Nearly 25 years later and support for a two-state solution is at its lowest level since Oslo with only 43% of Palestinians saying they would accept it. Increased Israeli settlements in occupied Palestine territory and demands for resignation of Palestinian President, Mahmoud Abbas, along with increased violence puts Palestine in a precarious situation when it comes to confidence in the likelihood of a Palestinian state in the next five years.
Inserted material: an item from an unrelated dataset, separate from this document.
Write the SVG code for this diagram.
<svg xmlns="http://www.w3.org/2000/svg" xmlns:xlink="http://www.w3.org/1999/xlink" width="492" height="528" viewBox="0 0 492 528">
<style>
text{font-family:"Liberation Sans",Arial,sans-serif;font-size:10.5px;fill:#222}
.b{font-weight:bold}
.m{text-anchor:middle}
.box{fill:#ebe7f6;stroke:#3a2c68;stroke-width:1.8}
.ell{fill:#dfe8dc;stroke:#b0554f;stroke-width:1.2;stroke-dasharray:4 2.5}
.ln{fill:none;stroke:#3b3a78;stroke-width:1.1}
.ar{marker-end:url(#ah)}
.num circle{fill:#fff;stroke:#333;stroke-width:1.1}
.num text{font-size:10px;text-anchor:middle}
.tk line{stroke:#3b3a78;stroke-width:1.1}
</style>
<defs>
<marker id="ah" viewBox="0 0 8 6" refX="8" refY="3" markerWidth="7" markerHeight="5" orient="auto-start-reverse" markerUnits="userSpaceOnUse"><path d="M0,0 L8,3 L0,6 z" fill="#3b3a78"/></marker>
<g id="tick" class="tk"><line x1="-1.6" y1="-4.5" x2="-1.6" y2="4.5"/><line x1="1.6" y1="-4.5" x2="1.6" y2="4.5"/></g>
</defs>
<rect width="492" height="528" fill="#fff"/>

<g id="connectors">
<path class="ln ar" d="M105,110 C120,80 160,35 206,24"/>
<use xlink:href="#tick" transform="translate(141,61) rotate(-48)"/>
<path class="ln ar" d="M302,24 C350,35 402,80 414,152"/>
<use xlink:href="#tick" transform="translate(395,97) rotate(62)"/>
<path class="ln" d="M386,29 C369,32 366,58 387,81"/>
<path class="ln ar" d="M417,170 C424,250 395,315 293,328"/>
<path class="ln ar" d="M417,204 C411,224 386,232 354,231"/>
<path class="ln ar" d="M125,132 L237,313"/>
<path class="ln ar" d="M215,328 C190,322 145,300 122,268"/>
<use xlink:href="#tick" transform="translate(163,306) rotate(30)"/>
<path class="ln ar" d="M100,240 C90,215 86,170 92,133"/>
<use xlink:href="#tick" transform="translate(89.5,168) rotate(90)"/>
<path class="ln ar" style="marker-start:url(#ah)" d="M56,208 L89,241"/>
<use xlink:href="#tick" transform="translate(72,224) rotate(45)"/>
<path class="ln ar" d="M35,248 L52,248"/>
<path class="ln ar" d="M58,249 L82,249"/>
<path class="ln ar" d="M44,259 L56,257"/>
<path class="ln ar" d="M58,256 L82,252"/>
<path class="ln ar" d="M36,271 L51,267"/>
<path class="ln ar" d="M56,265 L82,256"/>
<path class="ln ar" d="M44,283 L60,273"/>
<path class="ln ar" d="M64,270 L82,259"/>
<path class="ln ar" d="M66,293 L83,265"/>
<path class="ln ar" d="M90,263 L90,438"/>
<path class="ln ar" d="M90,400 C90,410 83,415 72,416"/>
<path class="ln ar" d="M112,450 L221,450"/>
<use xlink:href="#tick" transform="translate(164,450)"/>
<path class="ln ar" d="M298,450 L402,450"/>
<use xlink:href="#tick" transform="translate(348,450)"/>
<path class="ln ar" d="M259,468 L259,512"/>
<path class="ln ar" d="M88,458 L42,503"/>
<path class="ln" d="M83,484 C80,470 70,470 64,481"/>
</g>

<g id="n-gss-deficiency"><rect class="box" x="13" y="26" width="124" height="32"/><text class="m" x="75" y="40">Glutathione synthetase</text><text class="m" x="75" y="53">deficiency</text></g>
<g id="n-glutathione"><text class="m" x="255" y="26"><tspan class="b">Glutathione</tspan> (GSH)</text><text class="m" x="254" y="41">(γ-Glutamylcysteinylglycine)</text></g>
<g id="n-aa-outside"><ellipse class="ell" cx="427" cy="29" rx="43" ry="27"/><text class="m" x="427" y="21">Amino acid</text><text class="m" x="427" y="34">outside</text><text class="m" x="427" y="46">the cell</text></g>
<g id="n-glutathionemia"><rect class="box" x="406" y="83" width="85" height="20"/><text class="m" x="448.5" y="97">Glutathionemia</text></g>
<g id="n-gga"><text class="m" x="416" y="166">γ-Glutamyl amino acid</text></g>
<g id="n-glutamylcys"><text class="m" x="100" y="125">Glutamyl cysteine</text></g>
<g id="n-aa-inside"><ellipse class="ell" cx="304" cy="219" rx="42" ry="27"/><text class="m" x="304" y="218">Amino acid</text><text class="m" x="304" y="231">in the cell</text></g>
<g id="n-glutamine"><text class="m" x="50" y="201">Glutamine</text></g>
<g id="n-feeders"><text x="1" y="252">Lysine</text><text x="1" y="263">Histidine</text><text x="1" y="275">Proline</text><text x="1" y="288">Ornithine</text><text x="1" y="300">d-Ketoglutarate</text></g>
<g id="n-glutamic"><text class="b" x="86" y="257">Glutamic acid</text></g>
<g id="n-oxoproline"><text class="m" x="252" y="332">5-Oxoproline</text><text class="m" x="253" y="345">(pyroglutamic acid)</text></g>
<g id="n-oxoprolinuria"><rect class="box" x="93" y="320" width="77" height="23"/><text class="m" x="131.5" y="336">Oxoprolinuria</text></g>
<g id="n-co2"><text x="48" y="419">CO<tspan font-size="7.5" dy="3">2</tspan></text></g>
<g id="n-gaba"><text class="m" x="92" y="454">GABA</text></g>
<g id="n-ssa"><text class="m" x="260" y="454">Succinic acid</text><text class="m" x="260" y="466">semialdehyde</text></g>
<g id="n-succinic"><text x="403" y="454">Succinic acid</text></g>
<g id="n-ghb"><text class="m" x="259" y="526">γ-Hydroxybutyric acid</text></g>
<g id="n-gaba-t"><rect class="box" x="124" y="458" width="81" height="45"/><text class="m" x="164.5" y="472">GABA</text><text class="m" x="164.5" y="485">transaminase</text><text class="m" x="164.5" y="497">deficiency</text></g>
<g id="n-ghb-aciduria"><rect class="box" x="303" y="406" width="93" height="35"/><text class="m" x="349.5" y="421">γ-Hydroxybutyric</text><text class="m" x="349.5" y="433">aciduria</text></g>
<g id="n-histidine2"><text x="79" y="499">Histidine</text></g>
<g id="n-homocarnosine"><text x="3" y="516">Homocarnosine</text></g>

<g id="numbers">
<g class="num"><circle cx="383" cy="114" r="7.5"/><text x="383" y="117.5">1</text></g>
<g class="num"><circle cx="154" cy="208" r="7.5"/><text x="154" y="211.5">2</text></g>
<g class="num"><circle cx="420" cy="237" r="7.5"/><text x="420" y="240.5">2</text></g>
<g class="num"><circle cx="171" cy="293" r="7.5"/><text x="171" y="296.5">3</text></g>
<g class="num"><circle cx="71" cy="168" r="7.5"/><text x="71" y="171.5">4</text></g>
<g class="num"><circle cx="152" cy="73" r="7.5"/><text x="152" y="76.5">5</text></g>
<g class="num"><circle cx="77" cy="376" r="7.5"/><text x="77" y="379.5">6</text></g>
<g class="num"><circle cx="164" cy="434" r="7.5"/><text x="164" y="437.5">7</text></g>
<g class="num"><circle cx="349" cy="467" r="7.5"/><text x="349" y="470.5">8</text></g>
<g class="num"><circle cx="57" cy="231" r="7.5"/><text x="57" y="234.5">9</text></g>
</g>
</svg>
The biggest contributing factor to low confidence in a two-state solution from a Palestinian point of view is the growing number of Israeli settlements. Over half of Palestinians believe a two-state solution is no longer a viable option due to the increased settlement construction. Similarly, roughly half of Israelis also believe the settlements are a hindrance to a two-state solution, but they do not necessarily see the two-state solution as the only way to achieve peace.

There is an opportunity for Trump to usher in a new age of peace between Israel and Palestine by going back to the 1967 line. Often referred to as the Green Line, the pre-’67 border is the line of armistice agreed to in 1949 at the end of a war Israelis call the War of Independence. The armistice lines were meant to serve as temporary lines, originally drawn in green ink, hence the “Green Line,” until permanent lines could be determined in peace negotiations, which did not happen before the 1967 war.

Fast forward to 2008, the Obama administration came close to achieving a two-state solution. Despite his administration’s efforts, it should be noted the issue was not so much the border agreement between Israel and Palestine, but the question of the return of Palestinians who left or were forced to leave their home within the new state of Israel during the 1947–1949 war and the future of Jerusalem.

Aside from reverting back to the ’67 borders, Trump will have to get Israel to end settlement construction along the West Bank. The settlements, which have been deemed illegal by the U.N. Security Council, are expanding at a rapid pace. Since 1993 the settlements have grown from 100,000 settlements to more than 400,000 (not including East Jerusalem or the Gaza Strip) and extend beyond the internationally agreed upon borders for Israel. As Israeli settlements continue to grow, settlers are also bringing violence against the Palestinian population, which will no doubt serve as a sticking point in the peace process.

The settlements combined with the relocation of the U.S. Embassy to Jerusalem will make it a little tricky to get both sides to the negotiating table. Ultimately, there is a real opportunity for the United States to bring both Israel and Palestine back to the table and provide assistance/reassurance in the negotiation process. In order to usher in a new age of peace between Israel and Palestine, Trump will have to get Israel to offer a show of good faith to the Palestinians in the form of taking a hiatus from settlement construction.